Biocombustíveis não podem ser indutores de desmatamentos, nem predatoriamente competir por alimentos. É preciso que produtores tenham consciência da má repercussão que episódios de impactos ambientais negativos podem gerar. Esse foi o caso, por exemplo, da intenção de se instalar uma usina junto ao Pantanal matogrossense.

Tais notícias, muitas vezes, colocam na mesma categoria as boas práticas e as patologias. Com certa freqüência, convertem-se em justificativas para políticas protecionistas, como a criação de barreiras técnicas às importações de produtos agrícolas dos países em desenvolvimento. Dentre os principais mitos sobre o etanol de cana-de-açúcar, que precisam ser devidamente combatidos, estão os de que:

a. a experiência brasileira é única;
b. o etanol é mais poluente e incompatível com as frotas existentes de automóveis;
c. o etanol possui baixo rendimento energético em seu ciclo de vida;
d. a produção de biocombustíveis envolve logísticas complexas;
e. o etanol compete com alimentos pelo uso da terra e é produzido por práticas insustentáveis, inclusive desmatamentos;
f. para não destruir a agricultura local, biocombustíveis devem ser produzidos somente domesticamente, com subsídios permanentes e mantendo-se as barreiras às importações e que;
g. bastam medidas de conservação de energia para preservar as reservas de combustíveis fósseis e atingir as metas do Protocolo de Quioto.
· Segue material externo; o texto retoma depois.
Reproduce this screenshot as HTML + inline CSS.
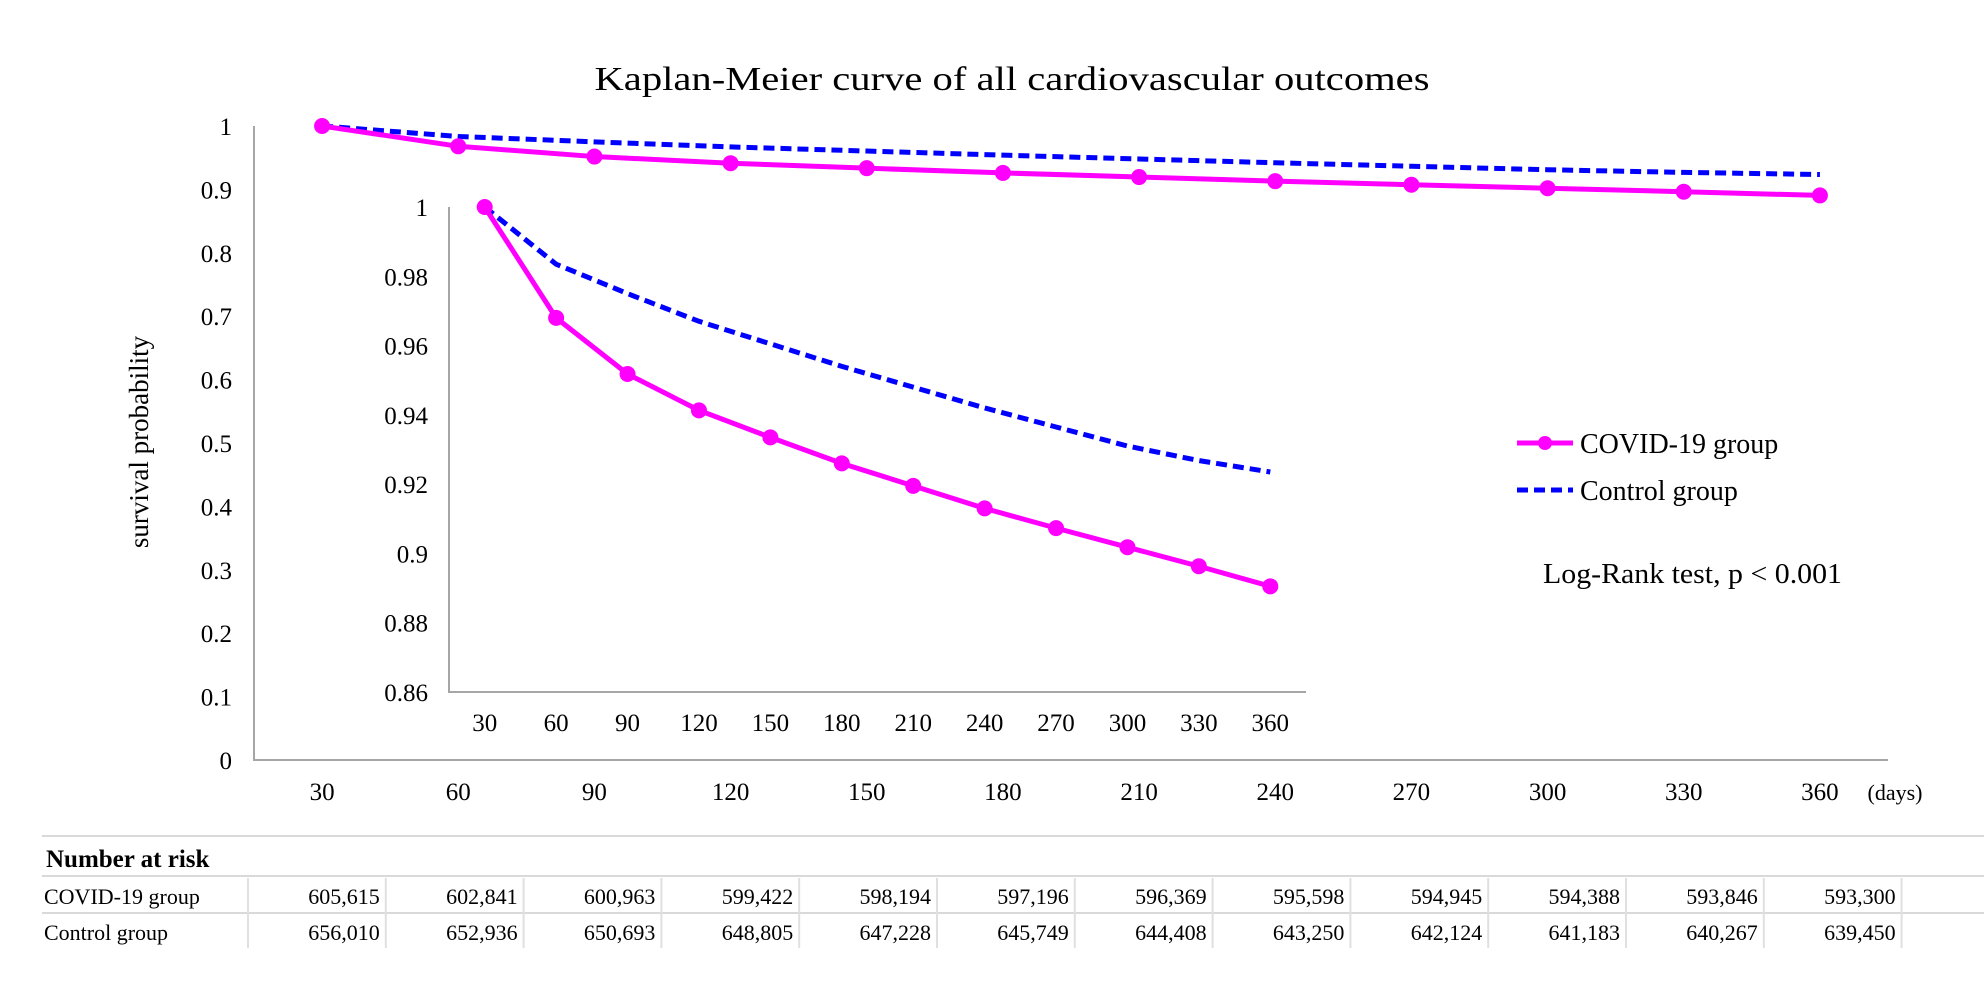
<!DOCTYPE html>
<html><head><meta charset="utf-8"><style>
html,body{margin:0;padding:0;background:#fff;}
svg{display:block;font-family:"Liberation Serif",serif;}
</style></head><body>
<svg id="chart" width="1984" height="984" viewBox="0 0 1984 984">
<text x="1012" y="90" font-size="34" text-anchor="middle" textLength="835" lengthAdjust="spacingAndGlyphs">Kaplan-Meier curve of all cardiovascular outcomes</text>
<text transform="translate(148,442) rotate(-90)" font-size="27" text-anchor="middle">survival probability</text>
<g id="main"></g>
<g id="inset"></g>
<g>
 <g>
  <line x1="1517" y1="443" x2="1573" y2="443" stroke="#ff00ff" stroke-width="5"/>
  <circle cx="1545" cy="443" r="7" fill="#ff00ff"/>
  <text x="1580" y="453" font-size="28">COVID-19 group</text>
 </g>
 <g>
  <line x1="1517" y1="490" x2="1573" y2="490" stroke="#0000ff" stroke-width="5" stroke-dasharray="11,6"/>
  <text x="1580" y="500" font-size="28">Control group</text>
 </g>
</g>
<text x="1543" y="583" font-size="28" textLength="299" lengthAdjust="spacingAndGlyphs">Log-Rank test, p &lt; 0.001</text>
<g id="table"></g>
</svg>
<script>
const days = [30,60,90,120,150,180,210,240,270,300,330,360];
const covid = [1, 0.968, 0.9518, 0.9413, 0.9335, 0.926, 0.9195, 0.913, 0.9073, 0.9018, 0.8963, 0.8905];
const control = [1, 0.9835, 0.975, 0.967, 0.9605, 0.954, 0.948, 0.942, 0.9365, 0.931, 0.9268, 0.9235];
const mainTicks = [0,0.1,0.2,0.3,0.4,0.5,0.6,0.7,0.8,0.9,1];
const mainTickLabels = ["0","0.1","0.2","0.3","0.4","0.5","0.6","0.7","0.8","0.9","1"];
const insetTicks = [0.86,0.88,0.9,0.92,0.94,0.96,0.98,1];
const insetTickLabels = ["0.86","0.88","0.9","0.92","0.94","0.96","0.98","1"];
const riskCovid = ["605,615","602,841","600,963","599,422","598,194","597,196","596,369","595,598","594,945","594,388","593,846","593,300"];
const riskControl = ["656,010","652,936","650,693","648,805","647,228","645,749","644,408","643,250","642,124","641,183","640,267","639,450"];

const NS="http://www.w3.org/2000/svg";
function mk(parent,tag,attrs,text){const e=document.createElementNS(NS,tag);for(const k in attrs)e.setAttribute(k,attrs[k]);if(text!==undefined)e.textContent=text;parent.appendChild(e);return e;}

function drawPlot(g,cfg,prefix){
  const n=days.length, bw=(cfg.x1-cfg.x0)/n;
  const X=i=>cfg.x0+bw*(i+0.5);
  const Y=v=>cfg.yb-(v-cfg.vmin)/(cfg.vmax-cfg.vmin)*(cfg.yb-cfg.yt);
  const ax=mk(g,'path',{d:`M${cfg.x0},${cfg.yt} V${cfg.yb} H${cfg.x1}`,fill:'none',stroke:'#a6a6a6','stroke-width':2});
  
  
  cfg.ticks.forEach((t,i)=>{
    const e=mk(g,'text',{x:cfg.lx,y:Y(t)+9,'font-size':cfg.fs,'text-anchor':'end'},cfg.tickLabels[i]);
    
    
  });
  days.forEach((d,i)=>{
    const e=mk(g,'text',{x:X(i),y:cfg.xly,'font-size':cfg.fs,'text-anchor':'middle'},String(d));
    
    
  });
  const cl=mk(g,'polyline',{points:control.map((v,i)=>X(i)+','+Y(v)).join(' '),fill:'none',stroke:'#0000ff','stroke-width':5,'stroke-dasharray':'11,6'});
  
  
  const cv=mk(g,'polyline',{points:covid.map((v,i)=>X(i)+','+Y(v)).join(' '),fill:'none',stroke:'#ff00ff','stroke-width':5});
  
  
  covid.forEach((v,i)=>{
    const c=mk(g,'circle',{cx:X(i),cy:Y(v),r:8,fill:'#ff00ff'});
    
    
  });
}
drawPlot(document.getElementById('main'),{x0:254,x1:1888,yt:126,yb:760,vmin:0,vmax:1,ticks:mainTicks,tickLabels:mainTickLabels,lx:232,xly:800,fs:25},'main');
drawPlot(document.getElementById('inset'),{x0:449,x1:1306,yt:207,yb:692,vmin:0.86,vmax:1,ticks:insetTicks,tickLabels:insetTickLabels,lx:428,xly:731,fs:25},'inset');
const dl=mk(document.getElementById('main'),'text',{x:1895,y:800,'font-size':22,'text-anchor':'middle'},'(days)');



const tg=document.getElementById('table');
[836,876,913].forEach(y=>{mk(tg,'line',{x1:42,y1:y,x2:1984,y2:y,stroke:'#d9d9d9','stroke-width':2});});
for(let k=0;k<=12;k++){const x=248+k*137.8;mk(tg,'line',{x1:x,y1:878,x2:x,y2:948,stroke:'#e0e0e0','stroke-width':2});}
const hdr=mk(tg,'text',{x:46,y:867,'font-size':25,'font-weight':'bold'},'Number at risk');


[["COVID-19 group",riskCovid,904],["Control group",riskControl,940]].forEach(([lab,arr,y])=>{
  const l=mk(tg,'text',{x:44,y:y,'font-size':22},lab);
  
  
  arr.forEach((v,k)=>{
    const t=mk(tg,'text',{x:248+(k+1)*137.8-6,y:y,'font-size':22,'text-anchor':'end'},v);
    
    
  });
});
</script>
</body></html>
A expansão sustentável da cultura da cana é algo plenamente factível e o Brasil precisa dar o melhor exemplo ao mundo, difundindo por outros países sua experiência positiva e contribuindo para substituir uma parte substancial da energia de origem fóssil, utilizada nos setores de transportes e de produção de eletricidade. A criação de certificados ambientais - rotulagem, é um passo importante, mas a melhor forma de se garantir, em nível local, que práticas sustentáveis sejam aplicadas ainda é o licenciamento ambiental. Nossa legislação é bastante completa nesse aspecto, sendo necessário racionalizar os recursos públicos para a sua devida execução.